◆ **Task instructions**: Reproduce the records below in full and word for word, excluding pictures.
═════ Dataset entries
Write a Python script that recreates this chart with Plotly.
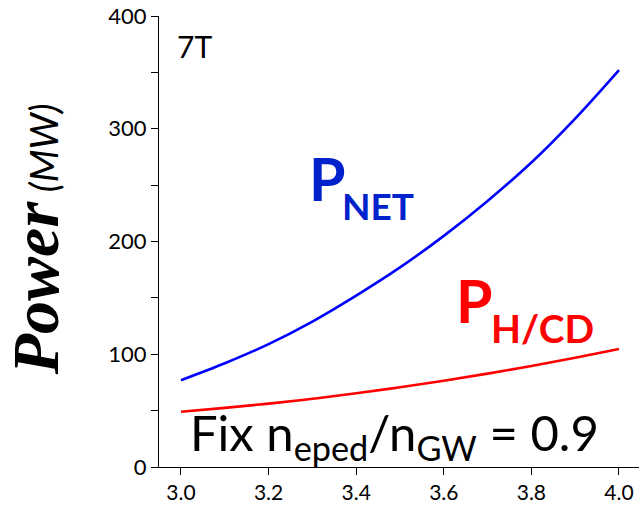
import plotly.graph_objects as go

x_vals = [3.0, 3.1, 3.2, 3.3, 3.4, 3.5, 3.6, 3.7, 3.8, 3.9, 4.0]
p_net = [77, 92, 109, 129, 152, 177, 205, 236, 270, 309, 352]
p_hcd = [49, 52.4, 56.2, 60.5, 65.4, 70.7, 76.5, 82.8, 89.6, 96.9, 104.7]

x_ticks = [3.0, 3.2, 3.4, 3.6, 3.8, 4.0]
x_ticklabels = ["3.0", "3.2", "3.4", "3.6", "3.8", "4.0"]
y_ticks = [0, 100, 200, 300, 400]

FONT = "Lato"

fig = go.Figure()
fig.add_trace(go.Scatter(x=x_vals, y=p_net, mode="lines", line=dict(color="#0000ff", width=2.6, shape="spline"), showlegend=False))
fig.add_trace(go.Scatter(x=x_vals, y=p_hcd, mode="lines", line=dict(color="#ff0000", width=2.6, shape="spline"), showlegend=False))

fig.update_layout(
    width=639, height=505,
    margin=dict(l=159, r=0, t=16, b=38),
    paper_bgcolor="white", plot_bgcolor="white",
    font=dict(family=FONT, color="black"),
    xaxis=dict(range=[2.9498, 4.0457], tickvals=x_ticks, ticktext=x_ticklabels,
               showgrid=False, zeroline=False, showline=True, linecolor="black", linewidth=1.2,
               ticks="outside", ticklen=7, tickcolor="black", tickfont=dict(size=21, family=FONT),
               ticklabeloverflow="allow"),
    yaxis=dict(range=[0, 400], tickvals=y_ticks, showgrid=False, zeroline=False,
               showline=True, linecolor="black", linewidth=1.2,
               ticks="outside", ticklen=7, tickcolor="black", tickfont=dict(size=22, family=FONT),
               ticklabeloverflow="allow",
               minor=dict(dtick=50, ticks="outside", ticklen=7, tickcolor="black", showgrid=False)),
)

BLUE_TXT = "#0022cc"
RED_TXT = "#ff0000"

fig.add_annotation(xref="x", yref="y", x=3.030, y=373, text="7T", showarrow=False,
                   font=dict(size=30, family=FONT, color="black"))
# P_NET label (main letter + subscript)
fig.add_annotation(xref="x", yref="y", x=3.288, y=256, xanchor="left", yanchor="middle", text="<b>P</b>",
                   showarrow=False, font=dict(size=59, family=FONT, color=BLUE_TXT))
fig.add_annotation(xref="x", yref="y", x=3.363, y=232, xanchor="left", yanchor="middle", text="<b>NET</b>",
                   showarrow=False, font=dict(size=37, family=FONT, color=BLUE_TXT))
# P_H/CD label
fig.add_annotation(xref="x", yref="y", x=3.624, y=148, xanchor="left", yanchor="middle", text="<b>P</b>",
                   showarrow=False, font=dict(size=59, family=FONT, color=RED_TXT))
fig.add_annotation(xref="x", yref="y", x=3.703, y=123, xanchor="left", yanchor="middle", text="<b>H/CD</b>",
                   showarrow=False, font=dict(size=39, family=FONT, color=RED_TXT))
fig.add_annotation(xref="x", yref="y", x=3.488, y=28, text="Fix n<sub>eped</sub>/n<sub>GW</sub> = 0.9", showarrow=False,
                   font=dict(size=49, family=FONT, color="black"))
fig.add_annotation(xref="paper", yref="paper", x=0, y=0.505, xanchor="center", yanchor="middle", xshift=-124,
                   textangle=-90, showarrow=False,
                   text="<span style='font-family:Liberation Serif;font-size:66px'><b><i>Power</i></b></span> <span style='font-size:38px'><i>(MW)</i></span>",
                   font=dict(size=38, family=FONT, color="black"))

# remove the default page margin so the 639x505 figure fills the window exactly
fig.write_html("out.html", config={"displayModeBar": False},
               post_script="document.body.style.margin='0';document.body.style.overflow='hidden';")
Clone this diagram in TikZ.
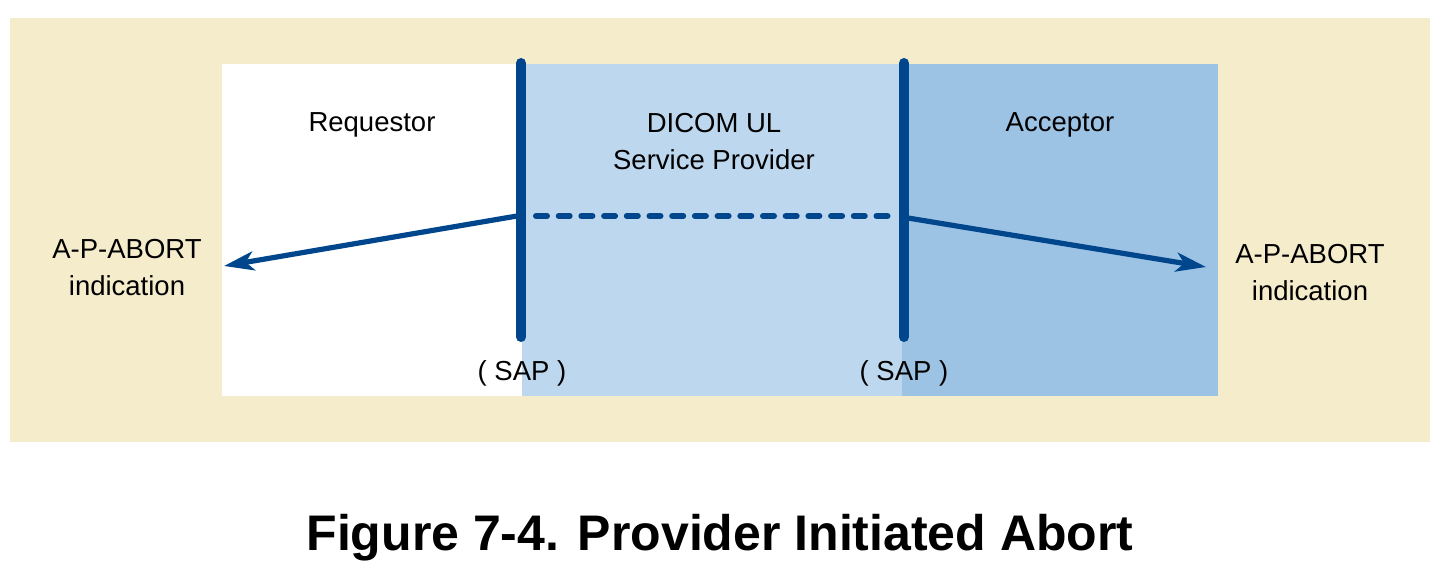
══════════
◆ **Correct output**:
Write a Python script that recreates this chart with Plotly.
import plotly.graph_objects as go

x_vals = [3.0, 3.1, 3.2, 3.3, 3.4, 3.5, 3.6, 3.7, 3.8, 3.9, 4.0]
p_net = [77, 92, 109, 129, 152, 177, 205, 236, 270, 309, 352]
p_hcd = [49, 52.4, 56.2, 60.5, 65.4, 70.7, 76.5, 82.8, 89.6, 96.9, 104.7]

x_ticks = [3.0, 3.2, 3.4, 3.6, 3.8, 4.0]
x_ticklabels = ["3.0", "3.2", "3.4", "3.6", "3.8", "4.0"]
y_ticks = [0, 100, 200, 300, 400]

FONT = "Lato"

fig = go.Figure()
fig.add_trace(go.Scatter(x=x_vals, y=p_net, mode="lines", line=dict(color="#0000ff", width=2.6, shape="spline"), showlegend=False))
fig.add_trace(go.Scatter(x=x_vals, y=p_hcd, mode="lines", line=dict(color="#ff0000", width=2.6, shape="spline"), showlegend=False))

fig.update_layout(
    width=639, height=505,
    margin=dict(l=159, r=0, t=16, b=38),
    paper_bgcolor="white", plot_bgcolor="white",
    font=dict(family=FONT, color="black"),
    xaxis=dict(range=[2.9498, 4.0457], tickvals=x_ticks, ticktext=x_ticklabels,
               showgrid=False, zeroline=False, showline=True, linecolor="black", linewidth=1.2,
               ticks="outside", ticklen=7, tickcolor="black", tickfont=dict(size=21, family=FONT),
               ticklabeloverflow="allow"),
    yaxis=dict(range=[0, 400], tickvals=y_ticks, showgrid=False, zeroline=False,
               showline=True, linecolor="black", linewidth=1.2,
               ticks="outside", ticklen=7, tickcolor="black", tickfont=dict(size=22, family=FONT),
               ticklabeloverflow="allow",
               minor=dict(dtick=50, ticks="outside", ticklen=7, tickcolor="black", showgrid=False)),
)

BLUE_TXT = "#0022cc"
RED_TXT = "#ff0000"

fig.add_annotation(xref="x", yref="y", x=3.030, y=373, text="7T", showarrow=False,
                   font=dict(size=30, family=FONT, color="black"))
# P_NET label (main letter + subscript)
fig.add_annotation(xref="x", yref="y", x=3.288, y=256, xanchor="left", yanchor="middle", text="<b>P</b>",
                   showarrow=False, font=dict(size=59, family=FONT, color=BLUE_TXT))
fig.add_annotation(xref="x", yref="y", x=3.363, y=232, xanchor="left", yanchor="middle", text="<b>NET</b>",
                   showarrow=False, font=dict(size=37, family=FONT, color=BLUE_TXT))
# P_H/CD label
fig.add_annotation(xref="x", yref="y", x=3.624, y=148, xanchor="left", yanchor="middle", text="<b>P</b>",
                   showarrow=False, font=dict(size=59, family=FONT, color=RED_TXT))
fig.add_annotation(xref="x", yref="y", x=3.703, y=123, xanchor="left", yanchor="middle", text="<b>H/CD</b>",
                   showarrow=False, font=dict(size=39, family=FONT, color=RED_TXT))
fig.add_annotation(xref="x", yref="y", x=3.488, y=28, text="Fix n<sub>eped</sub>/n<sub>GW</sub> = 0.9", showarrow=False,
                   font=dict(size=49, family=FONT, color="black"))
fig.add_annotation(xref="paper", yref="paper", x=0, y=0.505, xanchor="center", yanchor="middle", xshift=-124,
                   textangle=-90, showarrow=False,
                   text="<span style='font-family:Liberation Serif;font-size:66px'><b><i>Power</i></b></span> <span style='font-size:38px'><i>(MW)</i></span>",
                   font=dict(size=38, family=FONT, color="black"))

# remove the default page margin so the 639x505 figure fills the window exactly
fig.write_html("out.html", config={"displayModeBar": False},
               post_script="document.body.style.margin='0';document.body.style.overflow='hidden';")
Clone this diagram in TikZ.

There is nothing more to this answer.